Wednesday, 25 February 2009

LOL Fucktards

LOL
I hate netspeak. “LOL” (Laughing Out Loud) particularly is the turd in my martini. By the amount “lol” is used, in conversations that were just harmlessly inane, the writers come across as a snorting chortling fucktard who’s pissed their straitjacket with incontinent mirth. I’d rather read death threats scrawled in shit on a wall.

Emoticons
People who use emoticons remind me of the sort of chunky blonde jolly hockey sticks deb who dots her “i”s with fat little circles, or smiley faces. Emoticons are the inane rubber stamps of language- no, make that the ham-fisted potato prints of the lumpen inarticulate. Why not try actual words? You’ve got a whole keyboard. Use it.
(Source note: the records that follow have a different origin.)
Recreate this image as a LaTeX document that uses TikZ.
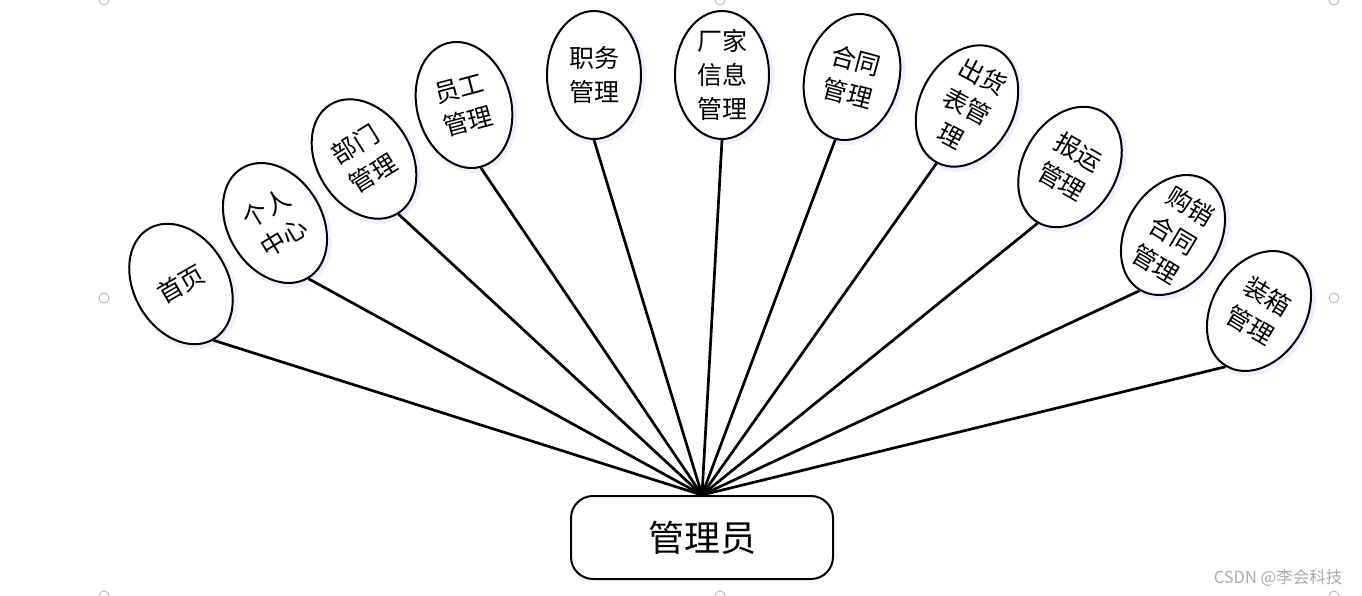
\documentclass[tikz,border=0pt]{standalone}
\usepackage{fontspec}
\setmainfont{Noto Sans CJK SC}
\usetikzlibrary{shapes.geometric}
\newcommand\bubble[5]{%
  \node[bubglow, rotate=#4] at (#2+2,#3+2) {};
  \node[bub, rotate=#4] (#1) at (#2,#3) {};
  \node[lbl, rotate=#4] (#1t) at (#2,#3) {#5};
}
\begin{document}
\begin{tikzpicture}[x=1pt,y=-1pt,
  bub/.style={ellipse, draw=black, line width=2pt, minimum width=94pt, minimum height=128pt, inner sep=0pt, fill=white},
  bubglow/.style={ellipse, draw=blue!6, line width=6pt, minimum width=94pt, minimum height=128pt, inner sep=0pt},
  lbl/.style={align=center, font=\fontsize{25}{34}\selectfont, inner sep=0pt},
  link/.style={line width=2.7pt},
  handle/.style={circle, draw=gray!60, line width=0.8pt, minimum size=10pt, inner sep=0pt, fill=white},
  hubbox/.style={draw=black, line width=2pt, rounded corners=22pt, minimum width=262pt, minimum height=83pt, inner sep=0pt, fill=white, font=\fontsize{36}{40}\selectfont},
  wmark/.style={text=gray!65, font=\fontsize{16.5}{18}\selectfont, inner sep=0pt}]
\useasboundingbox (0,0) rectangle (1362,596);
\fill[white] (0,0) rectangle (1362,596);

\node[handle] (h1) at (104,0) {};
\node[handle] (h2) at (720,0) {};
\node[handle] (h3) at (1334,0) {};
\node[handle] (h4) at (104,298) {};
\node[handle] (h5) at (1334,298) {};
\node[handle] (h6) at (104,596) {};
\node[handle] (h7) at (720,596) {};
\node[handle] (h8) at (1334,596) {};

\bubble{e1}{181}{284}{30}{首页}
\bubble{e2}{275}{223}{31}{个人\\中心}
\bubble{e3}{364}{159}{32}{部门\\管理}
\bubble{e4}{464}{105}{15}{员工\\管理}
\bubble{e5}{594}{75}{0}{职务\\管理}
\bubble{e6}{722}{75}{0}{厂家\\信息\\管理}
\bubble{e7}{852}{77}{-15}{合同\\管理}
\bubble{e8}{967}{106}{-28}{出货\\表管\\理}
\bubble{e9}{1070}{167}{-30}{报运\\管理}
\bubble{e10}{1173}{235}{-31}{购销\\合同\\管理}
\bubble{e11}{1259}{311}{-31}{装箱\\管理}

\node[hubbox] (box) at (702,537.5) {管理员};

\foreach \n in {e1,e2,e3,e4,e5,e6,e7,e8,e9,e10,e11}
  \draw[link] (\n.south) -- (box.north);

\node[wmark] (wm) at (1278,578) {CSDN @李会科技};
\end{tikzpicture}
\end{document}
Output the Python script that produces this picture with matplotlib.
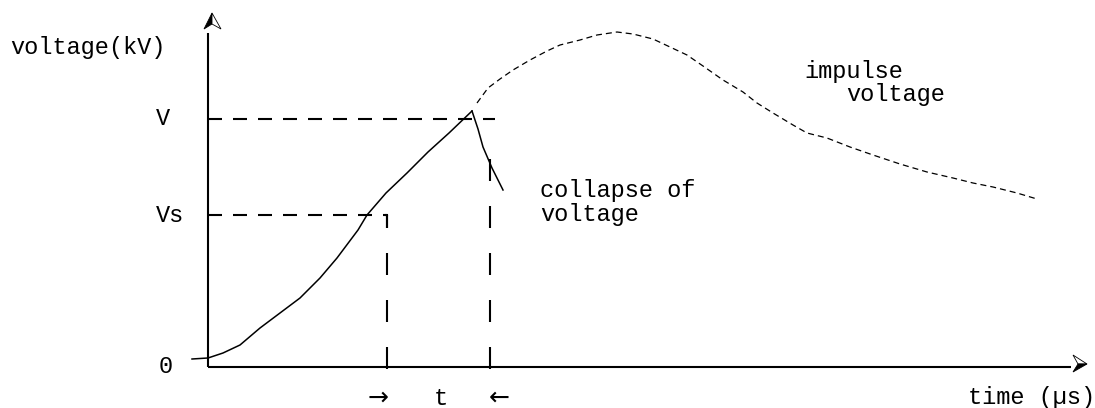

Wednesday, 18 February 2009

I Have Man Tits


I could never be a woman. If I was, I’d never leave the house. I’d just stand in front of the mirror and play with my breasts all day.

Storm in an B Cup
Having moobs is sadly not quite the same. In the mirror fantasy, I’m a nubile, 18 year-old Alyson Hannigan (above), not a metabolically-challenged 37 year-old in need of an A Cup. With no more exercise than walking the dogs, my body's like a late-model mom’s station wagon that ferries my brain around.

Cherchez La Femme
Before I went out with the P, the Alcoholic Anorexic Sexual Voldemort- She Who Shall Not Be Named- I weighed 80kg and had a body. A damn nice one too; as an ex of mine reluctantly remarked. When I met P, I was brimming with sunshine and confidence. She left me sectioned under the 1983 Mental Health Act.

P treated me like shit, so I responded defiantly by moping on the couch, eating buckets of fried chicken, chain-smoking, and drinking heroic amounts of whatever alcohol was at hand. I got fatter and fatter, until I couldn’t remember the last time we had sex with the light on.

She’s long gone, but I remain on the sofa.

Wednesday, 4 February 2009

Poo

Aaah. Nothing that first cup of coffee, then blearily treading in fresh dog poo barefoot, and feeling it squidge through your toes. Stankie and I have to have a frank man-to-dog exchange of views.